À ce titre, ces mineurs dépendent des départements, et force est de constater, là encore, une grande hétérogénéité. Il y a là une raison supplémentaire, selon moi, d’être en faveur d’un dispositif national, même si, depuis 2013, un protocole a été élaboré entre l’État et l’Assemblée des départements de France pour instaurer une double solidarité, d’une part, de l’État envers les départements, par un appui logistique et financier lors de l’évaluation du mineur et, d’autre part, entre les départements, par un mécanisme de péréquation géographique destiné à équilibrer le nombre de mineurs non accompagnés accueillis, la situation actuelle n’étant guère satisfaisante.
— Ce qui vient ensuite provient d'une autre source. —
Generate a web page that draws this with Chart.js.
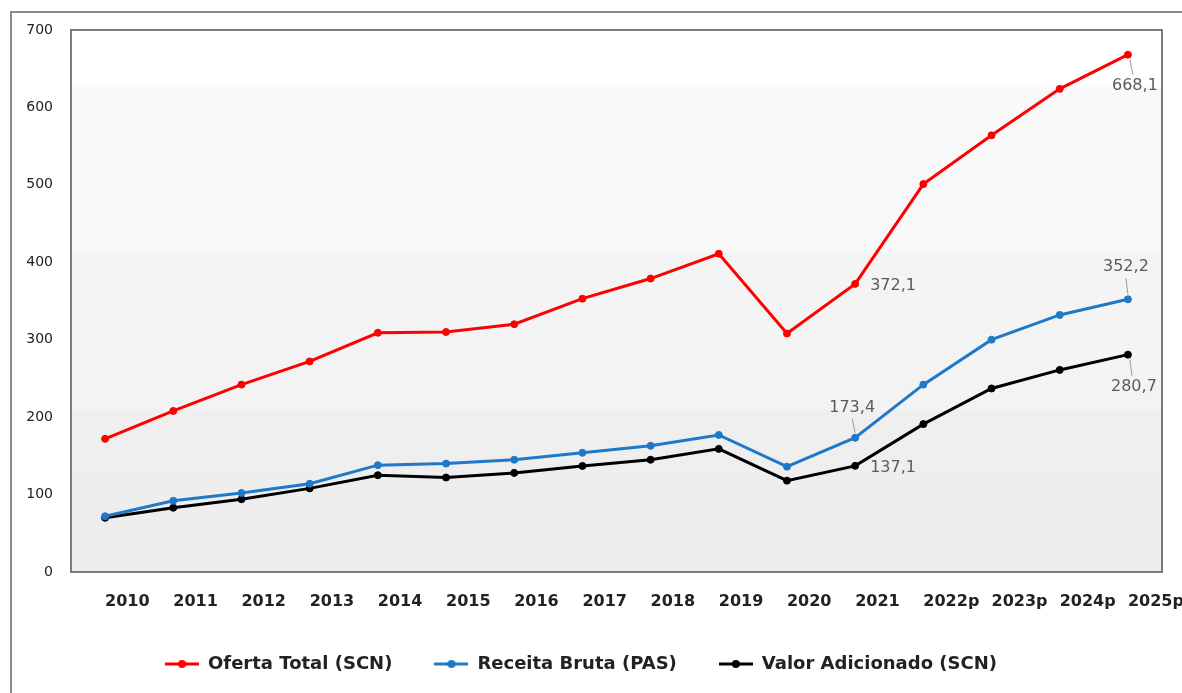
<!DOCTYPE html>
<html>
<head>
<meta charset="utf-8">
<script src="https://cdn.jsdelivr.net/npm/chart.js@4.4.1/dist/chart.umd.min.js"></script>
<style>
  html, body { margin: 0; padding: 0; background: #ffffff; }
  #wrap { position: relative; width: 1182px; height: 693px; }
  canvas { display: block; }
</style>
</head>
<body>
<div id="wrap"><canvas id="c" width="1182" height="693"></canvas></div>
<script>
const categories = ['2010','2011','2012','2013','2014','2015','2016','2017','2018','2019','2020','2021','2022p','2023p','2024p','2025p'];
const ofertaTotal = [172, 208, 242, 272, 309, 310, 320, 353, 379, 411, 308, 372.1, 501, 564, 624, 668.1];
const receitaBruta = [72, 92, 102, 114, 138, 140, 145, 154, 163, 177, 136, 173.4, 242, 300, 332, 352.2];
const valorAdicionado = [70, 83, 94, 108, 125, 122, 128, 137, 145, 159, 118, 137.1, 191, 237, 261, 280.7];
const seriesNames = ['Oferta Total (SCN)', 'Receita Bruta (PAS)', 'Valor Adicionado (SCN)'];
const seriesColors = ['#ff0000', '#1f78c8', '#000000'];
const yTicks = [0, 100, 200, 300, 400, 500, 600, 700];

// annotations: dataset index, point index, text, offsets
const annotations = [
  { ds: 0, i: 15, text: '668,1', dx: 7, dy: 31, align: 'center', leader: true },
  { ds: 0, i: 11, text: '372,1', dx: 15, dy: 2, align: 'left', leader: false },
  { ds: 1, i: 15, text: '352,2', dx: -2, dy: -32, align: 'center', leader: true },
  { ds: 1, i: 11, text: '173,4', dx: -3, dy: -30, align: 'center', leader: true },
  { ds: 2, i: 11, text: '137,1', dx: 15, dy: 2, align: 'left', leader: false },
  { ds: 2, i: 15, text: '280,7', dx: 6, dy: 32, align: 'center', leader: true }
];

Chart.defaults.font.family = "'DejaVu Sans', sans-serif";

function makeIcon(color) {
  const cv = document.createElement('canvas');
  cv.width = 34; cv.height = 12;
  const g = cv.getContext('2d');
  g.strokeStyle = color; g.lineWidth = 3;
  g.beginPath(); g.moveTo(0, 6); g.lineTo(34, 6); g.stroke();
  g.fillStyle = color;
  g.beginPath(); g.arc(17, 6, 4, 0, Math.PI * 2); g.fill();
  return cv;
}
const legendIcons = seriesColors.map(makeIcon);

const framePlugin = {
  id: 'frame',
  beforeDraw(chart) {
    const ctx = chart.ctx;
    const a = chart.chartArea;
    ctx.save();
    ctx.strokeStyle = '#8a8a8a';
    ctx.lineWidth = 2;
    ctx.beginPath();
    ctx.moveTo(11, 693); ctx.lineTo(11, 12); ctx.lineTo(1182, 12);
    ctx.stroke();
    const h = a.bottom - a.top;
    const grad = ctx.createLinearGradient(0, a.top, 0, a.bottom);
    grad.addColorStop(0, '#ffffff');
    grad.addColorStop(0.105, '#ffffff');
    grad.addColorStop(0.106, '#f9f9f9');
    grad.addColorStop(0.41, '#f8f8f8');
    grad.addColorStop(0.412, '#f4f4f4');
    grad.addColorStop(0.70, '#f3f3f3');
    grad.addColorStop(0.702, '#efefef');
    grad.addColorStop(1, '#ededed');
    ctx.fillStyle = grad;
    ctx.fillRect(a.left, a.top, a.right - a.left, h);
    ctx.restore();
  },
  afterDraw(chart) {
    const ctx = chart.ctx;
    const a = chart.chartArea;
    ctx.save();
    ctx.strokeStyle = '#7a7a7a';
    ctx.lineWidth = 2;
    ctx.strokeRect(a.left, a.top, a.right - a.left, a.bottom - a.top);
    ctx.restore();
  }
};

const labelPlugin = {
  id: 'valueLabels',
  afterDatasetsDraw(chart) {
    const ctx = chart.ctx;
    ctx.save();
    ctx.font = "16px 'DejaVu Sans'";
    ctx.fillStyle = '#5a5a5a';
    ctx.textBaseline = 'middle';
    annotations.forEach(an => {
      const el = chart.getDatasetMeta(an.ds).data[an.i];
      const px = el.x, py = el.y;
      const tx = px + an.dx, ty = py + an.dy;
      ctx.textAlign = an.align;
      ctx.fillText(an.text, tx, ty);
      if (an.leader) {
        ctx.strokeStyle = '#9a9a9a';
        ctx.lineWidth = 1;
        ctx.beginPath();
        const dir = an.dy > 0 ? 1 : -1;
        ctx.moveTo(px + (an.dx > 0 ? 2 : 0), py + dir * 5);
        ctx.lineTo(tx - (an.dx > 0 ? 2 : 0), ty - dir * 11);
        ctx.stroke();
      }
    });
    ctx.restore();
  }
};

new Chart(document.getElementById('c'), {
  type: 'line',
  data: {
    labels: categories,
    datasets: [ofertaTotal, receitaBruta, valorAdicionado].map((d, k) => ({
      label: seriesNames[k],
      data: d,
      borderColor: seriesColors[k],
      backgroundColor: seriesColors[k],
      pointBackgroundColor: seriesColors[k],
      pointBorderColor: seriesColors[k],
      borderWidth: 3,
      pointRadius: 3.5,
      pointBorderWidth: 1,
      pointHoverRadius: 3.5,
      tension: 0,
      fill: false
    }))
  },
  options: {
    responsive: false,
    animation: false,
    events: [],
    layout: { padding: { top: 30, left: 0, right: 20, bottom: 10 } },
    scales: {
      x: {
        offset: true,
        grid: { display: false, drawTicks: false },
        border: { display: false },
        ticks: {
          align: 'start',
          padding: 20,
          maxRotation: 0,
          autoSkip: false,
          color: '#222222',
          font: { size: 16, weight: 'bold' }
        },
        afterFit(s) { s.height = 41; s.paddingLeft = 0; s.paddingRight = 0; }
      },
      y: {
        min: 0, max: 700,
        afterBuildTicks(s) { s.ticks = yTicks.map(v => ({ value: v })); },
        grid: { display: false, drawTicks: false },
        border: { display: false },
        ticks: { padding: 18, color: '#222222', font: { size: 14 } },
        afterFit(s) { s.width = 71; }
      }
    },
    plugins: {
      tooltip: { enabled: false },
      legend: {
        position: 'bottom',
        labels: {
          usePointStyle: true,
          pointStyleWidth: 34,
          padding: 42,
          color: '#222222',
          font: { size: 18, weight: 'bold' },
          generateLabels(chart) {
            const items = Chart.defaults.plugins.legend.labels.generateLabels(chart);
            items.forEach((it, i) => { it.pointStyle = legendIcons[i]; });
            return items;
          }
        }
      }
    }
  },
  plugins: [framePlugin, labelPlugin]
});
</script>
</body>
</html>
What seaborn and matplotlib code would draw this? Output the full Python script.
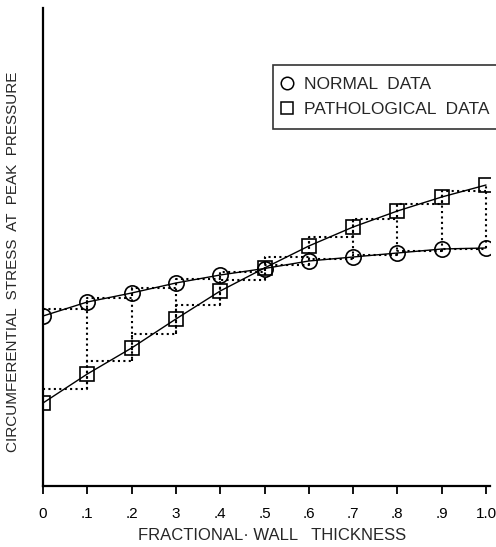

Pour conclure, je veux insister sur ce qui me paraît de loin le plus important, en citant le préambule de l’ordonnance du 2 février 1945 : « Il est peu de problèmes aussi graves que ceux qui concernent la protection de l’enfance […] La France n’est pas assez riche d’enfants pour qu’elle ait le droit de négliger tout ce qui peut en faire des êtres sains. »

Je défends avec force l’idée que la jeunesse est une priorité et, au-delà des mots, qu’elle doit relever d’une compétence régalienne de l’État, alors qu’à ce jour elle se répartit entre la jeunesse en danger de l’ASE, rattachée au ministère des affaires sociales, la jeunesse réputée dangereuse, confiée à la PJJ et donc au ministère de la justice – le recentrage de la PJJ sur le pénal depuis 2007 me paraît d’ailleurs être une funeste erreur –, et la jeunesse supposée sans problème, relevant, elle, de l’éducation nationale.

Souvenons-nous de la fragilité de l’enfance, et pas seulement dans ses premières années. Un enfant considéré comme normal peut basculer à tout moment, et si un enfant en danger peut devenir dangereux, un enfant dangereux, lui, est toujours en danger.

Insistons encore et toujours sur l’importance de la prévention dans le domaine sanitaire – Mme Doineau l’a rappelé : si l’on dépiste précocement un trouble psychiatrique de l’enfant, il peut guérir –, mais aussi dans les domaines familial et social.